**EXERCISE OBJECTIVE**.
Faithfully return all lines, omitting every embedded picture.

### DATA PROVIDED ###

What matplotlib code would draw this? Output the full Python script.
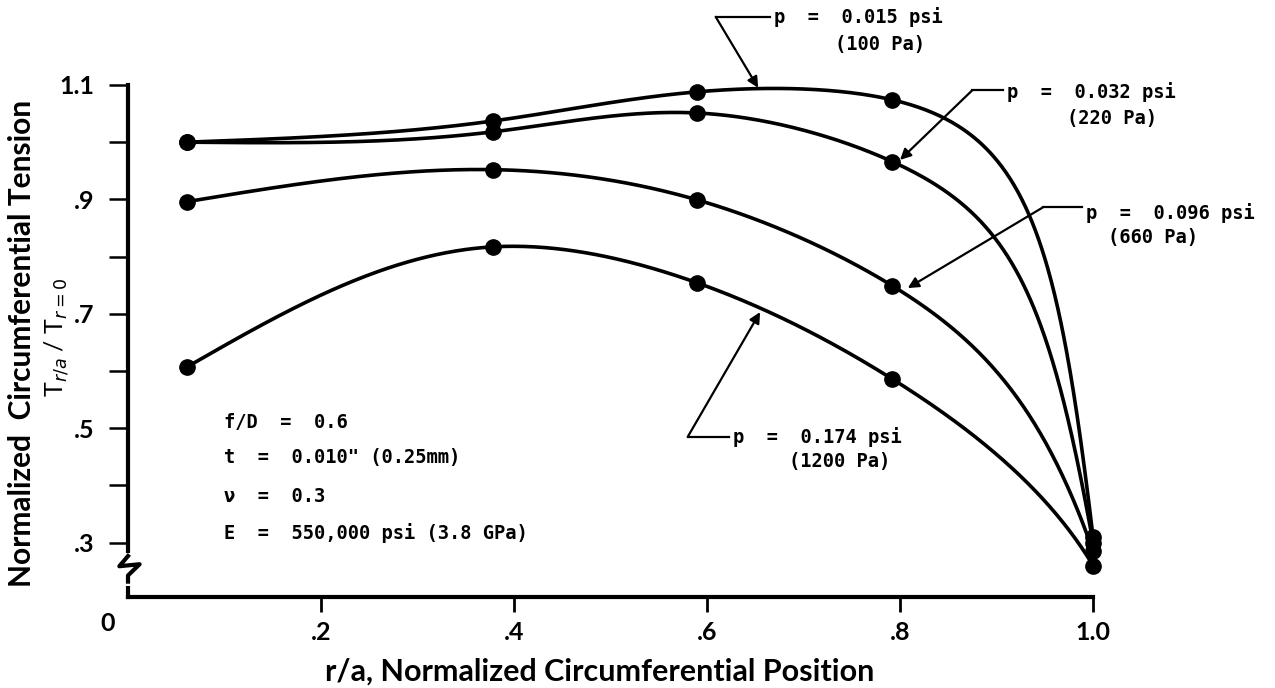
import numpy as np
import matplotlib.pyplot as plt

# r/a positions of the computed points
r_pos = [0.061, 0.378, 0.590, 0.792, 1.0]

# normalized circumferential tension for each pressure
t_015 = [1.000, 1.037, 1.088, 1.074, 0.310]
t_032 = [1.000, 1.018, 1.051, 0.966, 0.300]
t_096 = [0.896, 0.952, 0.899, 0.749, 0.285]
t_174 = [0.607, 0.817, 0.754, 0.586, 0.260]

x_ticks = [0.2, 0.4, 0.6, 0.8, 1.0]
x_labels = ['.2', '.4', '.6', '.8', '1.0']
y_major = [0.3, 0.5, 0.7, 0.9, 1.1]
y_labels = ['.3', '.5', '.7', '.9', '1.1']
y_minor = [0.4, 0.6, 0.8, 1.0]

XS, YS = 965.0, 572.0  # rough pixels per data unit, used for the spline


def spline(t, v, tt, end_slope):
    # natural at the start, clamped slope at the end
    t = np.asarray(t, float)
    v = np.asarray(v, float)
    n = len(t)
    h = np.diff(t)
    A = np.zeros((n, n))
    r = np.zeros(n)
    A[0, 0] = 1
    for i in range(1, n - 1):
        A[i, i - 1] = h[i - 1]
        A[i, i] = 2 * (h[i - 1] + h[i])
        A[i, i + 1] = h[i]
        r[i] = 3 * ((v[i + 1] - v[i]) / h[i] - (v[i] - v[i - 1]) / h[i - 1])
    A[-1, -2] = h[-1]
    A[-1, -1] = 2 * h[-1]
    r[-1] = 3 * (end_slope - (v[-1] - v[-2]) / h[-1])
    c = np.linalg.solve(A, r)
    b = (v[1:] - v[:-1]) / h - h * (2 * c[:-1] + c[1:]) / 3
    d = (c[1:] - c[:-1]) / (3 * h)
    idx = np.clip(np.searchsorted(t, tt) - 1, 0, n - 2)
    dt = tt - t[idx]
    return v[idx] + b[idx] * dt + c[idx] * dt ** 2 + d[idx] * dt ** 3


def smooth_curve(xs, ys, lean, speed, n=500):
    px = np.asarray(xs) * XS
    py = np.asarray(ys) * YS
    t = np.concatenate([[0], np.cumsum(np.hypot(np.diff(px), np.diff(py)))])
    tt = np.linspace(0, t[-1], n)
    u = speed * np.array([lean, -1.0]) / np.hypot(lean, 1.0)
    return spline(t, xs, tt, u[0] / XS), spline(t, ys, tt, u[1] / YS)


fig, ax = plt.subplots(figsize=(12.75, 6.88), dpi=100)
fig.subplots_adjust(left=0.1004, right=0.8573, top=0.8765, bottom=0.1323)

for ys, lean, speed in [(t_015, 0.12, 1.9), (t_032, 0.18, 1.8),
                        (t_096, 0.35, 1.4), (t_174, 0.6, 1.0)]:
    sx, sy = smooth_curve(r_pos, ys, lean, speed)
    ax.plot(sx, sy, color='black', lw=2.6, clip_on=False, zorder=3)
    ax.plot(r_pos, ys, 'o', color='black', ms=11, clip_on=False, zorder=4)

ax.set_xlim(0, 1.0)
ax.set_ylim(0.205, 1.1)

for side in ['top', 'right']:
    ax.spines[side].set_visible(False)
for side in ['left', 'bottom']:
    ax.spines[side].set_linewidth(3)

tick_font = {'family': 'Lato', 'weight': 'bold', 'size': 18}
ax.set_xticks(x_ticks)
ax.set_xticklabels(x_labels, fontdict=tick_font)
ax.set_yticks(y_major)
ax.set_yticklabels(y_labels, fontdict=tick_font)
ax.set_yticks(y_minor, minor=True)
ax.tick_params(axis='y', which='both', direction='out', length=14, width=1.8, pad=10)
ax.tick_params(axis='x', direction='out', length=11, width=2, pad=6)
ax.text(-0.021, -0.051, '0', transform=ax.transAxes, ha='center', va='center', **tick_font)

# axis break on the y axis
ax.plot([0, 0], [0.03, 0.08], transform=ax.transAxes, color='white', lw=5,
        clip_on=False, zorder=5)
ax.plot([0, -0.009, 0.012, 0, 0], [0.08, 0.060, 0.064, 0.042, 0.03],
        transform=ax.transAxes, color='black', lw=3, clip_on=False, zorder=6)

ax.set_xlabel('r/a, Normalized Circumferential Position', family='Lato',
              weight='bold', size=22)
ax.xaxis.set_label_coords(0.489, -0.146)
ax.xaxis.label.set_va('center')

fig.text(0.0173, 0.5015, 'Normalized  Circumferential Tension', rotation=90,
         ha='center', va='center', family='Lato', weight='bold', size=21.5)
fig.text(0.045, 0.51, r'T$_{r/a}$ / T$_{r=0}$', rotation=90,
         ha='center', va='center', family='Lato', size=18)

note_font = {'family': 'DejaVu Sans Mono', 'weight': 'bold', 'size': 13.5}

# pressure labels: line 1, line 2, leader corner, arrow tip, text x's, text y's
labels = [
    ('p  =  0.015 psi', '(100 Pa)', (0.609, 1.219), (0.653, 1.095), 0.669, 0.733, 1.218, 1.170),
    ('p  =  0.032 psi', '(220 Pa)', (0.875, 1.091), (0.800, 0.969), 0.911, 0.973, 1.088, 1.042),
    ('p  =  0.096 psi', '(660 Pa)', (0.948, 0.886), (0.808, 0.745), 0.993, 1.016, 0.876, 0.833),
    ('p  =  0.174 psi', '(1200 Pa)', (0.580, 0.485), (0.655, 0.703), 0.627, 0.685, 0.485, 0.441),
]
for line1, line2, corner, tip, tx, tx2, ty, ty2 in labels:
    ax.annotate('', xy=tip, xytext=corner, annotation_clip=False,
                arrowprops=dict(arrowstyle='-|>', color='black', lw=1.6,
                                mutation_scale=16, shrinkA=0, shrinkB=0))
    ax.plot([corner[0], tx - 0.004], [corner[1], corner[1]], color='black',
            lw=1.6, clip_on=False)
    ax.text(tx, ty, line1, ha='left', va='center', **note_font)
    ax.text(tx2, ty2, line2, ha='left', va='center', **note_font)

params = ['f/D  =  0.6', 't  =  0.010" (0.25mm)', '\u03bd  =  0.3',
          'E  =  550,000 psi (3.8 GPa)']
for i, s in enumerate(params):
    ax.text(0.0995, [0.510, 0.448, 0.380, 0.317][i], s, ha='left', va='center',
            **note_font)

plt.savefig('out.png', dpi=100)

###

**CORRECT ANSWER**.
What matplotlib code would draw this? Output the full Python script.
import numpy as np
import matplotlib.pyplot as plt

# r/a positions of the computed points
r_pos = [0.061, 0.378, 0.590, 0.792, 1.0]

# normalized circumferential tension for each pressure
t_015 = [1.000, 1.037, 1.088, 1.074, 0.310]
t_032 = [1.000, 1.018, 1.051, 0.966, 0.300]
t_096 = [0.896, 0.952, 0.899, 0.749, 0.285]
t_174 = [0.607, 0.817, 0.754, 0.586, 0.260]

x_ticks = [0.2, 0.4, 0.6, 0.8, 1.0]
x_labels = ['.2', '.4', '.6', '.8', '1.0']
y_major = [0.3, 0.5, 0.7, 0.9, 1.1]
y_labels = ['.3', '.5', '.7', '.9', '1.1']
y_minor = [0.4, 0.6, 0.8, 1.0]

XS, YS = 965.0, 572.0  # rough pixels per data unit, used for the spline


def spline(t, v, tt, end_slope):
    # natural at the start, clamped slope at the end
    t = np.asarray(t, float)
    v = np.asarray(v, float)
    n = len(t)
    h = np.diff(t)
    A = np.zeros((n, n))
    r = np.zeros(n)
    A[0, 0] = 1
    for i in range(1, n - 1):
        A[i, i - 1] = h[i - 1]
        A[i, i] = 2 * (h[i - 1] + h[i])
        A[i, i + 1] = h[i]
        r[i] = 3 * ((v[i + 1] - v[i]) / h[i] - (v[i] - v[i - 1]) / h[i - 1])
    A[-1, -2] = h[-1]
    A[-1, -1] = 2 * h[-1]
    r[-1] = 3 * (end_slope - (v[-1] - v[-2]) / h[-1])
    c = np.linalg.solve(A, r)
    b = (v[1:] - v[:-1]) / h - h * (2 * c[:-1] + c[1:]) / 3
    d = (c[1:] - c[:-1]) / (3 * h)
    idx = np.clip(np.searchsorted(t, tt) - 1, 0, n - 2)
    dt = tt - t[idx]
    return v[idx] + b[idx] * dt + c[idx] * dt ** 2 + d[idx] * dt ** 3


def smooth_curve(xs, ys, lean, speed, n=500):
    px = np.asarray(xs) * XS
    py = np.asarray(ys) * YS
    t = np.concatenate([[0], np.cumsum(np.hypot(np.diff(px), np.diff(py)))])
    tt = np.linspace(0, t[-1], n)
    u = speed * np.array([lean, -1.0]) / np.hypot(lean, 1.0)
    return spline(t, xs, tt, u[0] / XS), spline(t, ys, tt, u[1] / YS)


fig, ax = plt.subplots(figsize=(12.75, 6.88), dpi=100)
fig.subplots_adjust(left=0.1004, right=0.8573, top=0.8765, bottom=0.1323)

for ys, lean, speed in [(t_015, 0.12, 1.9), (t_032, 0.18, 1.8),
                        (t_096, 0.35, 1.4), (t_174, 0.6, 1.0)]:
    sx, sy = smooth_curve(r_pos, ys, lean, speed)
    ax.plot(sx, sy, color='black', lw=2.6, clip_on=False, zorder=3)
    ax.plot(r_pos, ys, 'o', color='black', ms=11, clip_on=False, zorder=4)

ax.set_xlim(0, 1.0)
ax.set_ylim(0.205, 1.1)

for side in ['top', 'right']:
    ax.spines[side].set_visible(False)
for side in ['left', 'bottom']:
    ax.spines[side].set_linewidth(3)

tick_font = {'family': 'Lato', 'weight': 'bold', 'size': 18}
ax.set_xticks(x_ticks)
ax.set_xticklabels(x_labels, fontdict=tick_font)
ax.set_yticks(y_major)
ax.set_yticklabels(y_labels, fontdict=tick_font)
ax.set_yticks(y_minor, minor=True)
ax.tick_params(axis='y', which='both', direction='out', length=14, width=1.8, pad=10)
ax.tick_params(axis='x', direction='out', length=11, width=2, pad=6)
ax.text(-0.021, -0.051, '0', transform=ax.transAxes, ha='center', va='center', **tick_font)

# axis break on the y axis
ax.plot([0, 0], [0.03, 0.08], transform=ax.transAxes, color='white', lw=5,
        clip_on=False, zorder=5)
ax.plot([0, -0.009, 0.012, 0, 0], [0.08, 0.060, 0.064, 0.042, 0.03],
        transform=ax.transAxes, color='black', lw=3, clip_on=False, zorder=6)

ax.set_xlabel('r/a, Normalized Circumferential Position', family='Lato',
              weight='bold', size=22)
ax.xaxis.set_label_coords(0.489, -0.146)
ax.xaxis.label.set_va('center')

fig.text(0.0173, 0.5015, 'Normalized  Circumferential Tension', rotation=90,
         ha='center', va='center', family='Lato', weight='bold', size=21.5)
fig.text(0.045, 0.51, r'T$_{r/a}$ / T$_{r=0}$', rotation=90,
         ha='center', va='center', family='Lato', size=18)

note_font = {'family': 'DejaVu Sans Mono', 'weight': 'bold', 'size': 13.5}

# pressure labels: line 1, line 2, leader corner, arrow tip, text x's, text y's
labels = [
    ('p  =  0.015 psi', '(100 Pa)', (0.609, 1.219), (0.653, 1.095), 0.669, 0.733, 1.218, 1.170),
    ('p  =  0.032 psi', '(220 Pa)', (0.875, 1.091), (0.800, 0.969), 0.911, 0.973, 1.088, 1.042),
    ('p  =  0.096 psi', '(660 Pa)', (0.948, 0.886), (0.808, 0.745), 0.993, 1.016, 0.876, 0.833),
    ('p  =  0.174 psi', '(1200 Pa)', (0.580, 0.485), (0.655, 0.703), 0.627, 0.685, 0.485, 0.441),
]
for line1, line2, corner, tip, tx, tx2, ty, ty2 in labels:
    ax.annotate('', xy=tip, xytext=corner, annotation_clip=False,
                arrowprops=dict(arrowstyle='-|>', color='black', lw=1.6,
                                mutation_scale=16, shrinkA=0, shrinkB=0))
    ax.plot([corner[0], tx - 0.004], [corner[1], corner[1]], color='black',
            lw=1.6, clip_on=False)
    ax.text(tx, ty, line1, ha='left', va='center', **note_font)
    ax.text(tx2, ty2, line2, ha='left', va='center', **note_font)

params = ['f/D  =  0.6', 't  =  0.010" (0.25mm)', '\u03bd  =  0.3',
          'E  =  550,000 psi (3.8 GPa)']
for i, s in enumerate(params):
    ax.text(0.0995, [0.510, 0.448, 0.380, 0.317][i], s, ha='left', va='center',
            **note_font)

plt.savefig('out.png', dpi=100)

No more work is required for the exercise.